Input material:

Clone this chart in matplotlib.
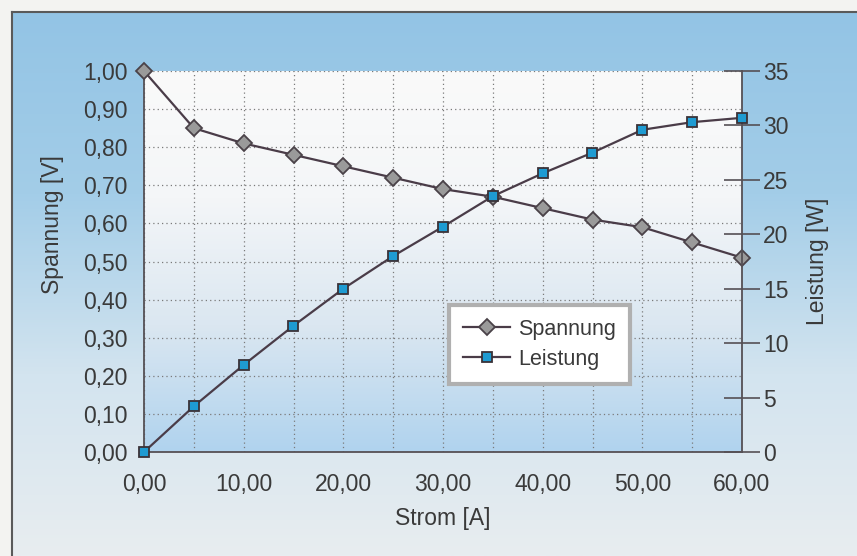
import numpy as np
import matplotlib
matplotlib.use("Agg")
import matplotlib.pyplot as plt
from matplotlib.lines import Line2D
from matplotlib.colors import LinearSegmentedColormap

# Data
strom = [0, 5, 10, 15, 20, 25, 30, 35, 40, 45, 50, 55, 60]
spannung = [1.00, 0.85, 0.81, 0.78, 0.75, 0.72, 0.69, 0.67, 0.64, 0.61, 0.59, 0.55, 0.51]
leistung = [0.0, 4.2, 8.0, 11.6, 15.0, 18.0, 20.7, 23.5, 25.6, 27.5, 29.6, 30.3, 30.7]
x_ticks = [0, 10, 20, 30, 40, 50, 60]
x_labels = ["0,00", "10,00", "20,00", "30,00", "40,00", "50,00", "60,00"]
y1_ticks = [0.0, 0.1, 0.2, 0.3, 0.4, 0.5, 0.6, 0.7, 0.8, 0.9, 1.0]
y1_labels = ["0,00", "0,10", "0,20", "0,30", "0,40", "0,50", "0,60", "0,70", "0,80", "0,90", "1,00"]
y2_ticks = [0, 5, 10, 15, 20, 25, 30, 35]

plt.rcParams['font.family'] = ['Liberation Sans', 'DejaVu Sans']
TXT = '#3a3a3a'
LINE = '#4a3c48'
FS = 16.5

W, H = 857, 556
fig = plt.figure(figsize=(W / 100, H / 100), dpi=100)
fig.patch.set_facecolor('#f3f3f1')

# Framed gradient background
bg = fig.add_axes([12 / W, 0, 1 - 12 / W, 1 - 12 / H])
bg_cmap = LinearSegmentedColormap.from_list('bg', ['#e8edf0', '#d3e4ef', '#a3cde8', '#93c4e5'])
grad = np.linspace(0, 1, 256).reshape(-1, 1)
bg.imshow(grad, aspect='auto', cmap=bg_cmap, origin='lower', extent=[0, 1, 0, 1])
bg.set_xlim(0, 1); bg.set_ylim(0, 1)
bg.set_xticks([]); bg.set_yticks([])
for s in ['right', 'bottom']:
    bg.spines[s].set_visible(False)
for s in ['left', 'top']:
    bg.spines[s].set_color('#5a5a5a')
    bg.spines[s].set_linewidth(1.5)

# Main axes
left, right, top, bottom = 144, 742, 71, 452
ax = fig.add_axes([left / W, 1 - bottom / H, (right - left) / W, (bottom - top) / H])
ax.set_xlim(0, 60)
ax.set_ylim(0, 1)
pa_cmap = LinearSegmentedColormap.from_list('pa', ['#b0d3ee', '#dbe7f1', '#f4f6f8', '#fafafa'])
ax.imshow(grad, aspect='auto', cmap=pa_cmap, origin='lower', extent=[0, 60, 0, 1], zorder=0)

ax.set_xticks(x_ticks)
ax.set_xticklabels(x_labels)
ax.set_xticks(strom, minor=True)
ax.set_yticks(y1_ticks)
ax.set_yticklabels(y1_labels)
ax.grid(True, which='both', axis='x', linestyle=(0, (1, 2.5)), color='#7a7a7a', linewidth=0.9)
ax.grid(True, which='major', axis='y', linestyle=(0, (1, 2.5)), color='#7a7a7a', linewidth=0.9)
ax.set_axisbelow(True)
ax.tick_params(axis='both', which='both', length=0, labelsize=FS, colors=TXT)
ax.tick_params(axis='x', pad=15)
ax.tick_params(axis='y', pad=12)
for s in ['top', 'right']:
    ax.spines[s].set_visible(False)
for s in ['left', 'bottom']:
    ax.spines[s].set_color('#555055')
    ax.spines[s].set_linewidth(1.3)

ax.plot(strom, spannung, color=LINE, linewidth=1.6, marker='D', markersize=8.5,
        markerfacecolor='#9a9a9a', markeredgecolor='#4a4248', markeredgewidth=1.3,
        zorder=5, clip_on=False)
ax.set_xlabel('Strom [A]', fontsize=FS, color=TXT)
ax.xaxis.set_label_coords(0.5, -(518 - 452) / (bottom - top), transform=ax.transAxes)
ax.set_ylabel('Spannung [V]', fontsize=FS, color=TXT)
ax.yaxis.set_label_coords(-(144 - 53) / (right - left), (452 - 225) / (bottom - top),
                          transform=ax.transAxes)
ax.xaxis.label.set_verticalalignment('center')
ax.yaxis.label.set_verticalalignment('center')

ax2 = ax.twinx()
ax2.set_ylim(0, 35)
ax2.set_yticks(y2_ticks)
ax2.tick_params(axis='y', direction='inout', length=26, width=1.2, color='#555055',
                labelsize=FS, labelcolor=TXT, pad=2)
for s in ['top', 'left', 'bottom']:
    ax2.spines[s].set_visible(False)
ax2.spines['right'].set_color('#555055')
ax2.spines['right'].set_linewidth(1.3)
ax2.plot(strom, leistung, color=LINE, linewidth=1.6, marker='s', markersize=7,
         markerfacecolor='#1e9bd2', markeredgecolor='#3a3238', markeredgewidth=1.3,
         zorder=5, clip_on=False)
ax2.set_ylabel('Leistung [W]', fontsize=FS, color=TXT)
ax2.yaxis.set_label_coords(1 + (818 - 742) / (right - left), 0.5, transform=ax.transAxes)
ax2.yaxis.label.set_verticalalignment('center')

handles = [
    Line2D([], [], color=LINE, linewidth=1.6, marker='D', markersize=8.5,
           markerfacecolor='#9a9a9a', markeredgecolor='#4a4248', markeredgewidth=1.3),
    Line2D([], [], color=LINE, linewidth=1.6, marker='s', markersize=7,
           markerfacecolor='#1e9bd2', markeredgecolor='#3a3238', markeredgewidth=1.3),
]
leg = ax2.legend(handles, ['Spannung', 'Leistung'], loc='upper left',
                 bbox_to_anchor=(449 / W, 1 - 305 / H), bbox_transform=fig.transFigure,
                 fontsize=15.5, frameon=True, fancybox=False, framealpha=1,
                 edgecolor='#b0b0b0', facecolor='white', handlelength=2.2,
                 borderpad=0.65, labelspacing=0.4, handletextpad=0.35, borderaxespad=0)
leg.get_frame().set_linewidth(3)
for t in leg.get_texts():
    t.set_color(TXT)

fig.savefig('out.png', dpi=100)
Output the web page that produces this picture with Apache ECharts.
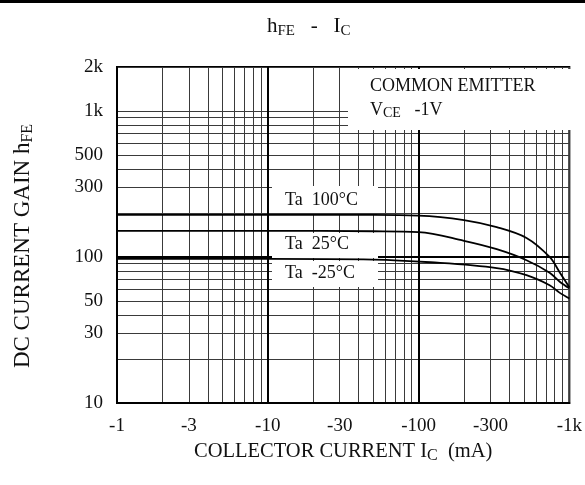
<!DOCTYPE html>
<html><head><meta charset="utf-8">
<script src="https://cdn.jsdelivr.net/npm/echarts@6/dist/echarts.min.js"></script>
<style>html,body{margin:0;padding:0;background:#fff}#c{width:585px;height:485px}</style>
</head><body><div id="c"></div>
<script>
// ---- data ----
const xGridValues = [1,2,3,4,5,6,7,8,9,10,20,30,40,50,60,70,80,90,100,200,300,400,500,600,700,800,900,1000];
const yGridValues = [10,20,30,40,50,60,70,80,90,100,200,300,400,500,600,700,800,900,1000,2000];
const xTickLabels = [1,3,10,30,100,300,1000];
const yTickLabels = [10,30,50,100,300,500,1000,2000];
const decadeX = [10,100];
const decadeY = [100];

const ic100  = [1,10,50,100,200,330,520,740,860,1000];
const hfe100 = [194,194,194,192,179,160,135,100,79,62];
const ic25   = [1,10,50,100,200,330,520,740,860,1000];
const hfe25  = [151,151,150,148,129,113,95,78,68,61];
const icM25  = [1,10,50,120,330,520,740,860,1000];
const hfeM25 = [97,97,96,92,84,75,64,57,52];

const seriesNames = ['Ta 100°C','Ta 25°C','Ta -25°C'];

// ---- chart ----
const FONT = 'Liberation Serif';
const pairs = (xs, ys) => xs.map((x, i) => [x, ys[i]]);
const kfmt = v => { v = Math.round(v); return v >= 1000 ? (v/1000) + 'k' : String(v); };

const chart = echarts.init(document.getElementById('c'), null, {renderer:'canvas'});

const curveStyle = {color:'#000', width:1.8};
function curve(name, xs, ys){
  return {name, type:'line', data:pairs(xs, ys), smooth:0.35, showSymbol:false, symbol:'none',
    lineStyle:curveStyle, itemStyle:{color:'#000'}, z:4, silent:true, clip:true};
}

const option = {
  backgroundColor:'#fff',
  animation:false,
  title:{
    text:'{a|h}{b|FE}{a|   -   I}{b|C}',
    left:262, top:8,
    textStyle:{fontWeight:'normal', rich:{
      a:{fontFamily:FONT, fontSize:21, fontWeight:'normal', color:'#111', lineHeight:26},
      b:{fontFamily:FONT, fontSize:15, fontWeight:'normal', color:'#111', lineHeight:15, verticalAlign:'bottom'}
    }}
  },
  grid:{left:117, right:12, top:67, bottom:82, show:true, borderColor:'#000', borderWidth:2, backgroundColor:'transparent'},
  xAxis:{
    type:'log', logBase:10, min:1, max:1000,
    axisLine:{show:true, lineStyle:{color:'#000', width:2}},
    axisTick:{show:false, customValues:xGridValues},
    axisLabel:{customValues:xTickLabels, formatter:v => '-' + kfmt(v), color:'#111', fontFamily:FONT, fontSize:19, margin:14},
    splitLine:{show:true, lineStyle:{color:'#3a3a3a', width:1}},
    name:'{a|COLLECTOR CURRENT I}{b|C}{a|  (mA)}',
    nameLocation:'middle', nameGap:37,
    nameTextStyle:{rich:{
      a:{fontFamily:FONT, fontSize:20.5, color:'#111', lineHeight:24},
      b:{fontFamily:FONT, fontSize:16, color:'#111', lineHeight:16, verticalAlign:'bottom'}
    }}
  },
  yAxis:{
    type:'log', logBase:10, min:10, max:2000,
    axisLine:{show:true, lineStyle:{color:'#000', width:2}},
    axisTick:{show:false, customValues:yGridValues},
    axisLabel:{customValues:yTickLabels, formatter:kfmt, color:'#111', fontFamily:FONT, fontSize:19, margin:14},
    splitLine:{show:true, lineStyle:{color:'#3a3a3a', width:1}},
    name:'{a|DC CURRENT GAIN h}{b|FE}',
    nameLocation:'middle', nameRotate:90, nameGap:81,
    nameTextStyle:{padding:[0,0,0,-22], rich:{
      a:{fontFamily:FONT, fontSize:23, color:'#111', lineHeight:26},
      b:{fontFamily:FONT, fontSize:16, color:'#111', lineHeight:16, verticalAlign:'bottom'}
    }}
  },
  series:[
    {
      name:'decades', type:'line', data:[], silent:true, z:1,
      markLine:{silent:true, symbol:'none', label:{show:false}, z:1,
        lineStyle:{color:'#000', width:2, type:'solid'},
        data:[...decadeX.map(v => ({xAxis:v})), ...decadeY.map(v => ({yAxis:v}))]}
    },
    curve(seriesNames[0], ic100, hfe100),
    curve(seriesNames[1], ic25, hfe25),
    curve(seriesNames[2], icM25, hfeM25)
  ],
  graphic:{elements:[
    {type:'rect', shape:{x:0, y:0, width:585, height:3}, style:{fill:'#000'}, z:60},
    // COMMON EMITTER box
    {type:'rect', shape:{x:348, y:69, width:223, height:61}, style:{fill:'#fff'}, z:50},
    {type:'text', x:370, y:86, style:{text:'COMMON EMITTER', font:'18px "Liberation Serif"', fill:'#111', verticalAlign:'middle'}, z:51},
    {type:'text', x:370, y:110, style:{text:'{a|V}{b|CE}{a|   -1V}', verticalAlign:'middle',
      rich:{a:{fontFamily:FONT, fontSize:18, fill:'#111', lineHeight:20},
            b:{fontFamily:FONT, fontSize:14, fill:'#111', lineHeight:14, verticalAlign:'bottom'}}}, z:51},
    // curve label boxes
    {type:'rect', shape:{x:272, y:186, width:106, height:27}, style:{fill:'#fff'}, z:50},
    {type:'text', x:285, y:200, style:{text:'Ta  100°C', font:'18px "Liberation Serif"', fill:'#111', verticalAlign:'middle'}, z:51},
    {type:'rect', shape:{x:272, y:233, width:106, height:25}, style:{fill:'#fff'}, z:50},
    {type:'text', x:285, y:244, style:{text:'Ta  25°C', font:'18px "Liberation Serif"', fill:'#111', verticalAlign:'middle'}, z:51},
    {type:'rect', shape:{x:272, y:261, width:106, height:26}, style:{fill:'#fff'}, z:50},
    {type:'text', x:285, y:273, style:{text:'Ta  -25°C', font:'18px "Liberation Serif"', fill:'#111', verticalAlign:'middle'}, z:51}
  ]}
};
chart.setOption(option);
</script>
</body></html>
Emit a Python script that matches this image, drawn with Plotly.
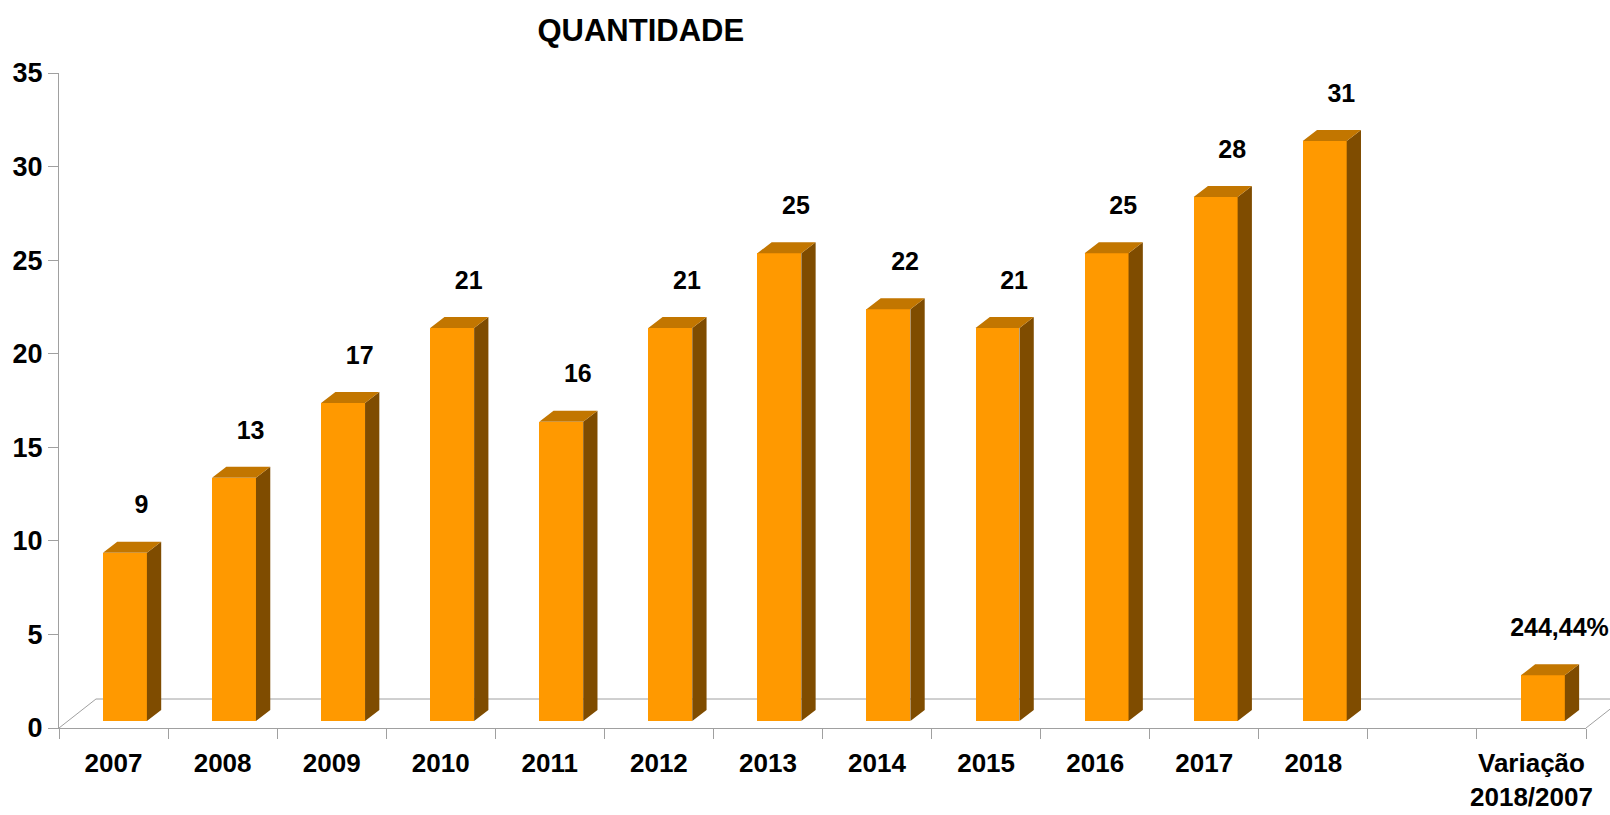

Written exercise:
Collect each line above holding the string "this".

Exercise response:
Clone this chart in matplotlib.
Output the web page that produces this picture with Apache ECharts.
Emit a Python script that matches this image, drawn with Plotly.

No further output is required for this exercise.